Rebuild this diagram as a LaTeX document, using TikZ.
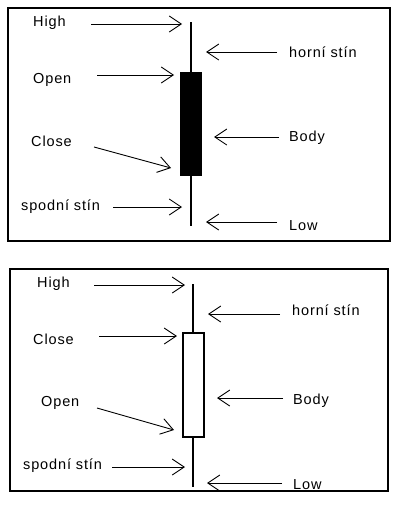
\documentclass[tikz,border=0pt]{standalone}
\usepackage{fontspec}
\setmainfont{Liberation Sans}[LetterSpace=6]
\usetikzlibrary{arrows.meta}
\begin{document}
\begin{tikzpicture}[x=1pt,y=-1pt,
  lbl/.style={font=\fontsize{14.5}{16}\selectfont, inner sep=0pt, anchor=west},
  arr/.style={line width=0.9pt, -{Straight Barb[length=12pt,width=16pt,line width=0.9pt]}},
  frame/.style={line width=1.4pt},
  wick/.style={line width=1.6pt}]
\useasboundingbox (0,0) rectangle (400,506);
% ---------- panel 1 ----------
\draw[frame] (8,8) rectangle (390,241);
\draw[wick] (191,22) -- (191,226);
\node[draw, line width=1pt, fill=black, minimum width=21pt, minimum height=103pt, inner sep=0pt] (b1) at (191,123.5) {};
\node[lbl] (h1) at (33,23) {High};
\node[lbl] (o1) at (33,80) {Open};
\node[lbl] (c1) at (31,141) {Close};
\node[lbl] (s1) at (21,207) {spodní stín};
\node[lbl] (hs1) at (289,52) {horní stín};
\node[lbl] (bd1) at (289,138) {Body};
\node[lbl] (l1) at (289,226) {Low};
\coordinate (h1e) at (182,24);
\coordinate (o1e) at (174,75);
\coordinate (c1e) at (171,168);
\coordinate (s1e) at (182,207);
\coordinate (hs1e) at (206,52);
\coordinate (bd1e) at (214,137);
\coordinate (l1e) at (206,222);
\draw[arr] (91,24) -- (h1e);
\draw[arr] (97,75) -- (o1e);
\draw[arr] (94,147) -- (c1e);
\draw[arr] (113,207) -- (s1e);
\draw[arr] (277,52) -- (hs1e);
\draw[arr] (279,137) -- (bd1e);
\draw[arr] (277,222) -- (l1e);
% ---------- panel 2 ----------
\draw[frame] (10,269) rectangle (388,491);
\draw[wick] (193,284) -- (193,487);
\node[draw, line width=1.2pt, fill=white, minimum width=21pt, minimum height=104pt, inner sep=0pt] (b2) at (193.5,385) {};
\node[lbl] (h2) at (37,284) {High};
\node[lbl] (c2) at (33,339) {Close};
\node[lbl] (o2) at (41,403) {Open};
\node[lbl] (s2) at (23,466) {spodní stín};
\node[lbl] (hs2) at (292,310) {horní stín};
\node[lbl] (bd2) at (293,401) {Body};
\node[lbl] (l2) at (293,485) {Low};
\coordinate (h2e) at (185,285);
\coordinate (c2e) at (177,336);
\coordinate (o2e) at (174,430);
\coordinate (s2e) at (185,467);
\coordinate (hs2e) at (208,314);
\coordinate (bd2e) at (217,398);
\coordinate (l2e) at (207,483);
\draw[arr] (94,285) -- (h2e);
\draw[arr] (99,336) -- (c2e);
\draw[arr] (97,408) -- (o2e);
\draw[arr] (112,467) -- (s2e);
\draw[arr] (280,314) -- (hs2e);
\draw[arr] (283,398) -- (bd2e);
\draw[arr] (282,483) -- (l2e);
\end{tikzpicture}
\end{document}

———

## To do:
Reproduce the whole listing above word for word, but not its pictures.

## Output:
Rebuild this diagram as a LaTeX document, using TikZ.
\documentclass[tikz,border=0pt]{standalone}
\usepackage{fontspec}
\setmainfont{Liberation Sans}[LetterSpace=6]
\usetikzlibrary{arrows.meta}
\begin{document}
\begin{tikzpicture}[x=1pt,y=-1pt,
  lbl/.style={font=\fontsize{14.5}{16}\selectfont, inner sep=0pt, anchor=west},
  arr/.style={line width=0.9pt, -{Straight Barb[length=12pt,width=16pt,line width=0.9pt]}},
  frame/.style={line width=1.4pt},
  wick/.style={line width=1.6pt}]
\useasboundingbox (0,0) rectangle (400,506);
% ---------- panel 1 ----------
\draw[frame] (8,8) rectangle (390,241);
\draw[wick] (191,22) -- (191,226);
\node[draw, line width=1pt, fill=black, minimum width=21pt, minimum height=103pt, inner sep=0pt] (b1) at (191,123.5) {};
\node[lbl] (h1) at (33,23) {High};
\node[lbl] (o1) at (33,80) {Open};
\node[lbl] (c1) at (31,141) {Close};
\node[lbl] (s1) at (21,207) {spodní stín};
\node[lbl] (hs1) at (289,52) {horní stín};
\node[lbl] (bd1) at (289,138) {Body};
\node[lbl] (l1) at (289,226) {Low};
\coordinate (h1e) at (182,24);
\coordinate (o1e) at (174,75);
\coordinate (c1e) at (171,168);
\coordinate (s1e) at (182,207);
\coordinate (hs1e) at (206,52);
\coordinate (bd1e) at (214,137);
\coordinate (l1e) at (206,222);
\draw[arr] (91,24) -- (h1e);
\draw[arr] (97,75) -- (o1e);
\draw[arr] (94,147) -- (c1e);
\draw[arr] (113,207) -- (s1e);
\draw[arr] (277,52) -- (hs1e);
\draw[arr] (279,137) -- (bd1e);
\draw[arr] (277,222) -- (l1e);
% ---------- panel 2 ----------
\draw[frame] (10,269) rectangle (388,491);
\draw[wick] (193,284) -- (193,487);
\node[draw, line width=1.2pt, fill=white, minimum width=21pt, minimum height=104pt, inner sep=0pt] (b2) at (193.5,385) {};
\node[lbl] (h2) at (37,284) {High};
\node[lbl] (c2) at (33,339) {Close};
\node[lbl] (o2) at (41,403) {Open};
\node[lbl] (s2) at (23,466) {spodní stín};
\node[lbl] (hs2) at (292,310) {horní stín};
\node[lbl] (bd2) at (293,401) {Body};
\node[lbl] (l2) at (293,485) {Low};
\coordinate (h2e) at (185,285);
\coordinate (c2e) at (177,336);
\coordinate (o2e) at (174,430);
\coordinate (s2e) at (185,467);
\coordinate (hs2e) at (208,314);
\coordinate (bd2e) at (217,398);
\coordinate (l2e) at (207,483);
\draw[arr] (94,285) -- (h2e);
\draw[arr] (99,336) -- (c2e);
\draw[arr] (97,408) -- (o2e);
\draw[arr] (112,467) -- (s2e);
\draw[arr] (280,314) -- (hs2e);
\draw[arr] (283,398) -- (bd2e);
\draw[arr] (282,483) -- (l2e);
\end{tikzpicture}
\end{document}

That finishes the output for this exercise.